What you have to do -
Copy everything in the data below exactly except the pictures.

— START Recorded information —

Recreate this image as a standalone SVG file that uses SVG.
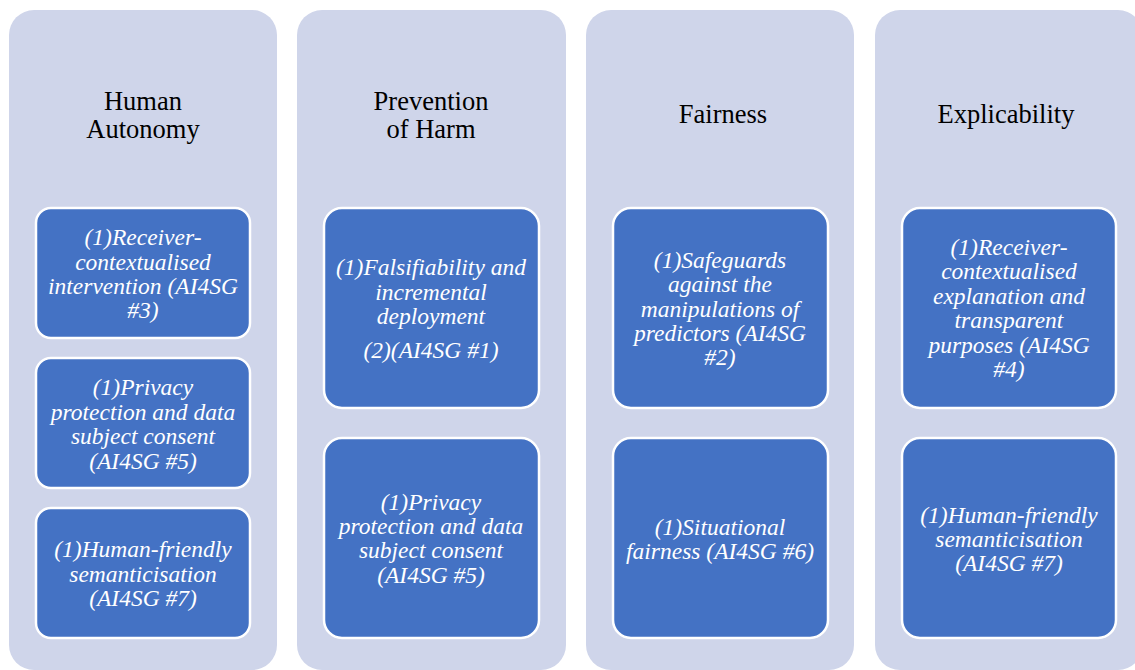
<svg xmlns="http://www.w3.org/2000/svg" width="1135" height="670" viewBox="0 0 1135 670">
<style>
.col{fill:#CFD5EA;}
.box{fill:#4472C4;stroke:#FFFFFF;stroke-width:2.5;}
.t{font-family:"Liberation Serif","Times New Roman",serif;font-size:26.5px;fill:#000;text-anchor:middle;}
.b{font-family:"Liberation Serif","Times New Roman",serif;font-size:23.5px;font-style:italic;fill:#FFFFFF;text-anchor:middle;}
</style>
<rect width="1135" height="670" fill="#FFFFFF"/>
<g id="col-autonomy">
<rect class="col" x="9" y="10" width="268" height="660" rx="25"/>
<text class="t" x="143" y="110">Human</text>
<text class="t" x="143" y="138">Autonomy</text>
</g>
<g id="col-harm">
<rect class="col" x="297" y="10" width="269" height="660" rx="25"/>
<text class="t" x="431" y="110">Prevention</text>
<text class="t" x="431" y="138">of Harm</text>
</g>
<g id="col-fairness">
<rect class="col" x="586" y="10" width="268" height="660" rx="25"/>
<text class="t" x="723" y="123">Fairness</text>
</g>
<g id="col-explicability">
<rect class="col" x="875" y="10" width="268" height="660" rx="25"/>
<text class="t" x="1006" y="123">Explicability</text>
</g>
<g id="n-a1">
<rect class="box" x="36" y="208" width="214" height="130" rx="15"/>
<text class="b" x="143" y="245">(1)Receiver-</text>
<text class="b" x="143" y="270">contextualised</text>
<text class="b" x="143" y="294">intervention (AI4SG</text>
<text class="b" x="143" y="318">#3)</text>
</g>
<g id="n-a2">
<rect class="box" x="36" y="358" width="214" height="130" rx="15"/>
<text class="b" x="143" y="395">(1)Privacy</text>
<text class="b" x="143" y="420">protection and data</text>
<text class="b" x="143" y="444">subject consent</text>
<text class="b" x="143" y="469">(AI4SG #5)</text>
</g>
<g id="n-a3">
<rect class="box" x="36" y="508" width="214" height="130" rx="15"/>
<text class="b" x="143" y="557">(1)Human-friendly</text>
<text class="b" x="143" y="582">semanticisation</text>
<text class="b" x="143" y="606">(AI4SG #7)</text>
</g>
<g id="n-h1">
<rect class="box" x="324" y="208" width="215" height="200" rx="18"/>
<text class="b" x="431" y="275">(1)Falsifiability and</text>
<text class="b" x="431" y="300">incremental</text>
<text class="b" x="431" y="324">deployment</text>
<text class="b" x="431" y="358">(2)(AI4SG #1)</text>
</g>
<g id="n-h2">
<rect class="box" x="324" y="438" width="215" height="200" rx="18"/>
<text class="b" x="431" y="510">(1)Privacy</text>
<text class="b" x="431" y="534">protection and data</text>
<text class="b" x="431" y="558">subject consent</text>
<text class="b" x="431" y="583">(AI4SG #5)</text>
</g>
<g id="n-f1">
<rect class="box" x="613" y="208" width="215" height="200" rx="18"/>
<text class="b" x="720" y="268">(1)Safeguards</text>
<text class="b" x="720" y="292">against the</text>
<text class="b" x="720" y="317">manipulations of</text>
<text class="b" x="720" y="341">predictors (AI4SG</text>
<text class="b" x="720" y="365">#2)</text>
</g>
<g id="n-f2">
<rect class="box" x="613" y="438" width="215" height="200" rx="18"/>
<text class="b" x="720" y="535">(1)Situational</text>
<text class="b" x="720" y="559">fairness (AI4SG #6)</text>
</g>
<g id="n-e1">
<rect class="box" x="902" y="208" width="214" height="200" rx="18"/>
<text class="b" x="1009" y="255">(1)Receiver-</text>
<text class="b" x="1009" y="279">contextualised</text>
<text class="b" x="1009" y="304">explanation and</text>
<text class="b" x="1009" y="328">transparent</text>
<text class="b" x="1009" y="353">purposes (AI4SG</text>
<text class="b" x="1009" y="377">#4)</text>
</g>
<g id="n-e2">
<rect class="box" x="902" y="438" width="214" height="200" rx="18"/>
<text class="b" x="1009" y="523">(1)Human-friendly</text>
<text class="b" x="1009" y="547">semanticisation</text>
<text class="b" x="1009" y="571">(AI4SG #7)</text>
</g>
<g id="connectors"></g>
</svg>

— END Recorded information —

Result -
Recreate this image as a standalone SVG file that uses SVG.
<svg xmlns="http://www.w3.org/2000/svg" width="1135" height="670" viewBox="0 0 1135 670">
<style>
.col{fill:#CFD5EA;}
.box{fill:#4472C4;stroke:#FFFFFF;stroke-width:2.5;}
.t{font-family:"Liberation Serif","Times New Roman",serif;font-size:26.5px;fill:#000;text-anchor:middle;}
.b{font-family:"Liberation Serif","Times New Roman",serif;font-size:23.5px;font-style:italic;fill:#FFFFFF;text-anchor:middle;}
</style>
<rect width="1135" height="670" fill="#FFFFFF"/>
<g id="col-autonomy">
<rect class="col" x="9" y="10" width="268" height="660" rx="25"/>
<text class="t" x="143" y="110">Human</text>
<text class="t" x="143" y="138">Autonomy</text>
</g>
<g id="col-harm">
<rect class="col" x="297" y="10" width="269" height="660" rx="25"/>
<text class="t" x="431" y="110">Prevention</text>
<text class="t" x="431" y="138">of Harm</text>
</g>
<g id="col-fairness">
<rect class="col" x="586" y="10" width="268" height="660" rx="25"/>
<text class="t" x="723" y="123">Fairness</text>
</g>
<g id="col-explicability">
<rect class="col" x="875" y="10" width="268" height="660" rx="25"/>
<text class="t" x="1006" y="123">Explicability</text>
</g>
<g id="n-a1">
<rect class="box" x="36" y="208" width="214" height="130" rx="15"/>
<text class="b" x="143" y="245">(1)Receiver-</text>
<text class="b" x="143" y="270">contextualised</text>
<text class="b" x="143" y="294">intervention (AI4SG</text>
<text class="b" x="143" y="318">#3)</text>
</g>
<g id="n-a2">
<rect class="box" x="36" y="358" width="214" height="130" rx="15"/>
<text class="b" x="143" y="395">(1)Privacy</text>
<text class="b" x="143" y="420">protection and data</text>
<text class="b" x="143" y="444">subject consent</text>
<text class="b" x="143" y="469">(AI4SG #5)</text>
</g>
<g id="n-a3">
<rect class="box" x="36" y="508" width="214" height="130" rx="15"/>
<text class="b" x="143" y="557">(1)Human-friendly</text>
<text class="b" x="143" y="582">semanticisation</text>
<text class="b" x="143" y="606">(AI4SG #7)</text>
</g>
<g id="n-h1">
<rect class="box" x="324" y="208" width="215" height="200" rx="18"/>
<text class="b" x="431" y="275">(1)Falsifiability and</text>
<text class="b" x="431" y="300">incremental</text>
<text class="b" x="431" y="324">deployment</text>
<text class="b" x="431" y="358">(2)(AI4SG #1)</text>
</g>
<g id="n-h2">
<rect class="box" x="324" y="438" width="215" height="200" rx="18"/>
<text class="b" x="431" y="510">(1)Privacy</text>
<text class="b" x="431" y="534">protection and data</text>
<text class="b" x="431" y="558">subject consent</text>
<text class="b" x="431" y="583">(AI4SG #5)</text>
</g>
<g id="n-f1">
<rect class="box" x="613" y="208" width="215" height="200" rx="18"/>
<text class="b" x="720" y="268">(1)Safeguards</text>
<text class="b" x="720" y="292">against the</text>
<text class="b" x="720" y="317">manipulations of</text>
<text class="b" x="720" y="341">predictors (AI4SG</text>
<text class="b" x="720" y="365">#2)</text>
</g>
<g id="n-f2">
<rect class="box" x="613" y="438" width="215" height="200" rx="18"/>
<text class="b" x="720" y="535">(1)Situational</text>
<text class="b" x="720" y="559">fairness (AI4SG #6)</text>
</g>
<g id="n-e1">
<rect class="box" x="902" y="208" width="214" height="200" rx="18"/>
<text class="b" x="1009" y="255">(1)Receiver-</text>
<text class="b" x="1009" y="279">contextualised</text>
<text class="b" x="1009" y="304">explanation and</text>
<text class="b" x="1009" y="328">transparent</text>
<text class="b" x="1009" y="353">purposes (AI4SG</text>
<text class="b" x="1009" y="377">#4)</text>
</g>
<g id="n-e2">
<rect class="box" x="902" y="438" width="214" height="200" rx="18"/>
<text class="b" x="1009" y="523">(1)Human-friendly</text>
<text class="b" x="1009" y="547">semanticisation</text>
<text class="b" x="1009" y="571">(AI4SG #7)</text>
</g>
<g id="connectors"></g>
</svg>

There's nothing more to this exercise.